____ Entries provided

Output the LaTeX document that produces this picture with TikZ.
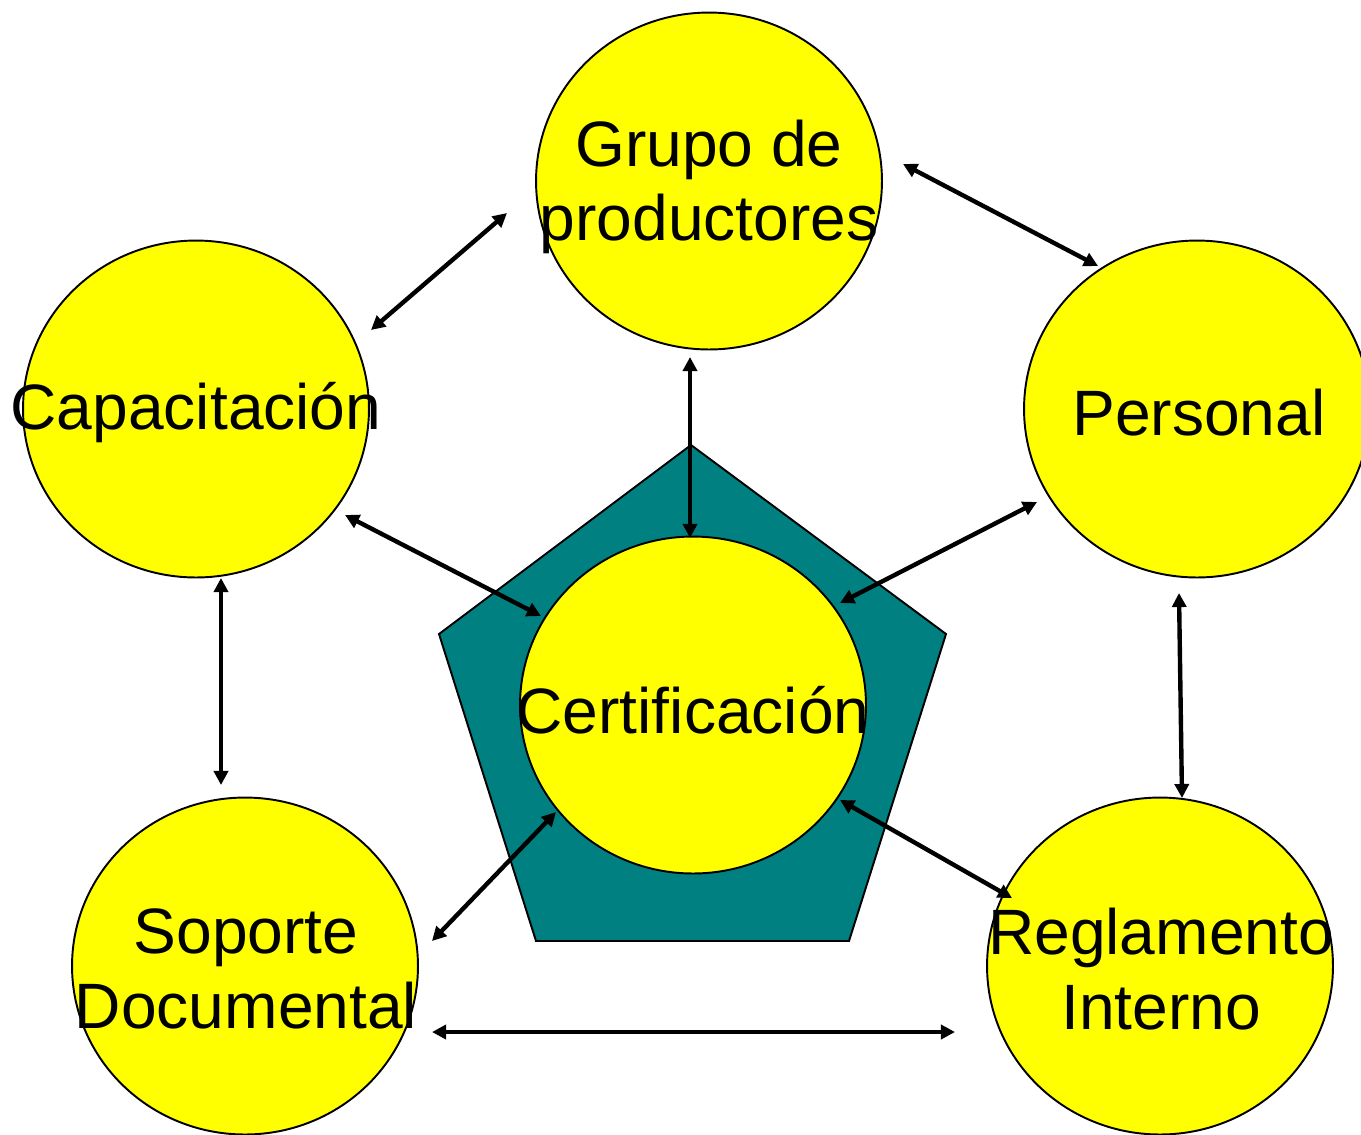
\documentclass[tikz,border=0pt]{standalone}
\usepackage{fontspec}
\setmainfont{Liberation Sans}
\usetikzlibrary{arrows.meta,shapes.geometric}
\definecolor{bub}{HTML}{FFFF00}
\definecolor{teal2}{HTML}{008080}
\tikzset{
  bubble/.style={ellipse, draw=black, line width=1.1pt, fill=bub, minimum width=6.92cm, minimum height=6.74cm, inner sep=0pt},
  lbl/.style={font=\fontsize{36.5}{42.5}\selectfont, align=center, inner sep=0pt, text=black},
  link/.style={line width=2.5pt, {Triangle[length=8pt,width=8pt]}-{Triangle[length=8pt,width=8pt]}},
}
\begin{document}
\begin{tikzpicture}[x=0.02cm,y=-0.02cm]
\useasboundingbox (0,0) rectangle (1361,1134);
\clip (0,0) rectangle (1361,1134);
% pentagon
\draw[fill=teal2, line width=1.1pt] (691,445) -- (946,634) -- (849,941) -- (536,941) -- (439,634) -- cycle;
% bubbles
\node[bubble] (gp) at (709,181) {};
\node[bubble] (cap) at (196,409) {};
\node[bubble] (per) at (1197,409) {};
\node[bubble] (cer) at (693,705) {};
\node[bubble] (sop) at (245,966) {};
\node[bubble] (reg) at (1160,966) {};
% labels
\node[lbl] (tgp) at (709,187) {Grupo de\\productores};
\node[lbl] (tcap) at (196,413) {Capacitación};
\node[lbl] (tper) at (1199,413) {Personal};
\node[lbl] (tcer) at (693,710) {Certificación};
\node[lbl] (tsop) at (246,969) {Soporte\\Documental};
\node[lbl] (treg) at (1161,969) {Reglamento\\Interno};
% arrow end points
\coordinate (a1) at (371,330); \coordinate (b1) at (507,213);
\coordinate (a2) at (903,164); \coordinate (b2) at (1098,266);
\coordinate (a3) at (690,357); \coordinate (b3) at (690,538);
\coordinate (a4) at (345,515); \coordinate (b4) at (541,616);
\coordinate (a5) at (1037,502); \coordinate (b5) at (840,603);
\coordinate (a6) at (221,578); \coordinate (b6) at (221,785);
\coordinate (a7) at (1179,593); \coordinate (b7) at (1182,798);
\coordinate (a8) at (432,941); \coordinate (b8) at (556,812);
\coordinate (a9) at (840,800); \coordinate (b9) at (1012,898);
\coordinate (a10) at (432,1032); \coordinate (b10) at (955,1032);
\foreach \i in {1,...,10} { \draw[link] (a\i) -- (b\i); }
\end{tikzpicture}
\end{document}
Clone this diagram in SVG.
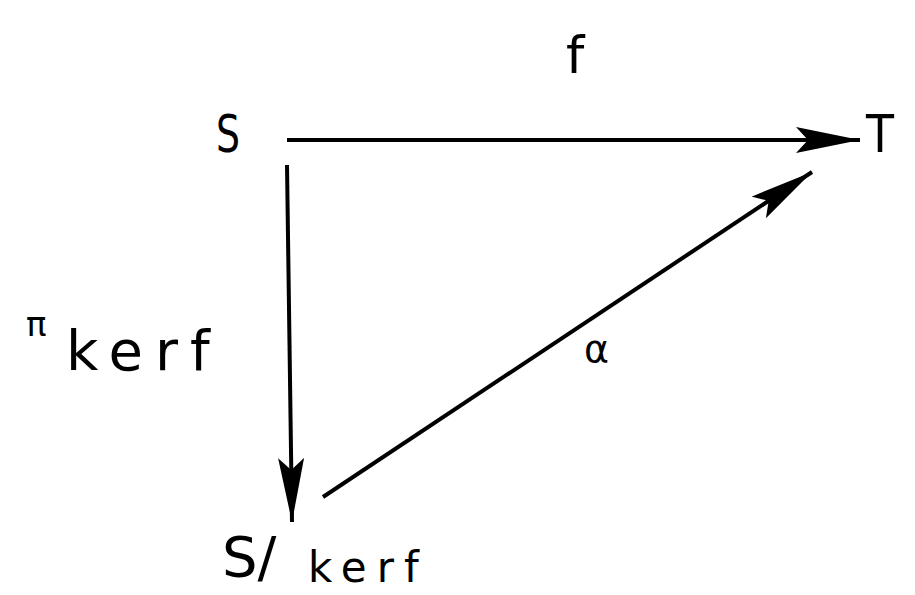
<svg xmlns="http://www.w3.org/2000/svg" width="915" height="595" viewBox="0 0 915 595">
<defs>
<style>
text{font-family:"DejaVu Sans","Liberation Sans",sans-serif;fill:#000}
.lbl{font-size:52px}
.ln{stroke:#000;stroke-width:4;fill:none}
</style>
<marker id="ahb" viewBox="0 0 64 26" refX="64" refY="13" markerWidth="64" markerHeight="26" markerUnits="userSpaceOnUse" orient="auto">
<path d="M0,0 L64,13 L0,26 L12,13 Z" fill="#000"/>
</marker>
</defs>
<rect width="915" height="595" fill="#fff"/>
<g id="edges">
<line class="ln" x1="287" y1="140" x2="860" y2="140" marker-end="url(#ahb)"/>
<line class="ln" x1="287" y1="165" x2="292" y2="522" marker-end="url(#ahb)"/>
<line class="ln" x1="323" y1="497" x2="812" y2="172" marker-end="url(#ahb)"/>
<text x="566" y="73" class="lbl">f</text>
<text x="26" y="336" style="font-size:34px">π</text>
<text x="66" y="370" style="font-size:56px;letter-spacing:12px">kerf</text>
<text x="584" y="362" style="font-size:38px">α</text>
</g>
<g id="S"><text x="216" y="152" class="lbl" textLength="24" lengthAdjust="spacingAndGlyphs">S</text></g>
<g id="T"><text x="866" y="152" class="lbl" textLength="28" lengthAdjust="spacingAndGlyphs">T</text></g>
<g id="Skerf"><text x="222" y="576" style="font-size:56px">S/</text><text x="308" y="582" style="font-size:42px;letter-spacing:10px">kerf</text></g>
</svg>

________

▶ _What is required_
Set the entries down again exactly. Do not include the images.

▶ _Output of the task_
Output the LaTeX document that produces this picture with TikZ.
\documentclass[tikz,border=0pt]{standalone}
\usepackage{fontspec}
\setmainfont{Liberation Sans}
\usetikzlibrary{arrows.meta,shapes.geometric}
\definecolor{bub}{HTML}{FFFF00}
\definecolor{teal2}{HTML}{008080}
\tikzset{
  bubble/.style={ellipse, draw=black, line width=1.1pt, fill=bub, minimum width=6.92cm, minimum height=6.74cm, inner sep=0pt},
  lbl/.style={font=\fontsize{36.5}{42.5}\selectfont, align=center, inner sep=0pt, text=black},
  link/.style={line width=2.5pt, {Triangle[length=8pt,width=8pt]}-{Triangle[length=8pt,width=8pt]}},
}
\begin{document}
\begin{tikzpicture}[x=0.02cm,y=-0.02cm]
\useasboundingbox (0,0) rectangle (1361,1134);
\clip (0,0) rectangle (1361,1134);
% pentagon
\draw[fill=teal2, line width=1.1pt] (691,445) -- (946,634) -- (849,941) -- (536,941) -- (439,634) -- cycle;
% bubbles
\node[bubble] (gp) at (709,181) {};
\node[bubble] (cap) at (196,409) {};
\node[bubble] (per) at (1197,409) {};
\node[bubble] (cer) at (693,705) {};
\node[bubble] (sop) at (245,966) {};
\node[bubble] (reg) at (1160,966) {};
% labels
\node[lbl] (tgp) at (709,187) {Grupo de\\productores};
\node[lbl] (tcap) at (196,413) {Capacitación};
\node[lbl] (tper) at (1199,413) {Personal};
\node[lbl] (tcer) at (693,710) {Certificación};
\node[lbl] (tsop) at (246,969) {Soporte\\Documental};
\node[lbl] (treg) at (1161,969) {Reglamento\\Interno};
% arrow end points
\coordinate (a1) at (371,330); \coordinate (b1) at (507,213);
\coordinate (a2) at (903,164); \coordinate (b2) at (1098,266);
\coordinate (a3) at (690,357); \coordinate (b3) at (690,538);
\coordinate (a4) at (345,515); \coordinate (b4) at (541,616);
\coordinate (a5) at (1037,502); \coordinate (b5) at (840,603);
\coordinate (a6) at (221,578); \coordinate (b6) at (221,785);
\coordinate (a7) at (1179,593); \coordinate (b7) at (1182,798);
\coordinate (a8) at (432,941); \coordinate (b8) at (556,812);
\coordinate (a9) at (840,800); \coordinate (b9) at (1012,898);
\coordinate (a10) at (432,1032); \coordinate (b10) at (955,1032);
\foreach \i in {1,...,10} { \draw[link] (a\i) -- (b\i); }
\end{tikzpicture}
\end{document}
Clone this diagram in SVG.
<svg xmlns="http://www.w3.org/2000/svg" width="915" height="595" viewBox="0 0 915 595">
<defs>
<style>
text{font-family:"DejaVu Sans","Liberation Sans",sans-serif;fill:#000}
.lbl{font-size:52px}
.ln{stroke:#000;stroke-width:4;fill:none}
</style>
<marker id="ahb" viewBox="0 0 64 26" refX="64" refY="13" markerWidth="64" markerHeight="26" markerUnits="userSpaceOnUse" orient="auto">
<path d="M0,0 L64,13 L0,26 L12,13 Z" fill="#000"/>
</marker>
</defs>
<rect width="915" height="595" fill="#fff"/>
<g id="edges">
<line class="ln" x1="287" y1="140" x2="860" y2="140" marker-end="url(#ahb)"/>
<line class="ln" x1="287" y1="165" x2="292" y2="522" marker-end="url(#ahb)"/>
<line class="ln" x1="323" y1="497" x2="812" y2="172" marker-end="url(#ahb)"/>
<text x="566" y="73" class="lbl">f</text>
<text x="26" y="336" style="font-size:34px">π</text>
<text x="66" y="370" style="font-size:56px;letter-spacing:12px">kerf</text>
<text x="584" y="362" style="font-size:38px">α</text>
</g>
<g id="S"><text x="216" y="152" class="lbl" textLength="24" lengthAdjust="spacingAndGlyphs">S</text></g>
<g id="T"><text x="866" y="152" class="lbl" textLength="28" lengthAdjust="spacingAndGlyphs">T</text></g>
<g id="Skerf"><text x="222" y="576" style="font-size:56px">S/</text><text x="308" y="582" style="font-size:42px;letter-spacing:10px">kerf</text></g>
</svg>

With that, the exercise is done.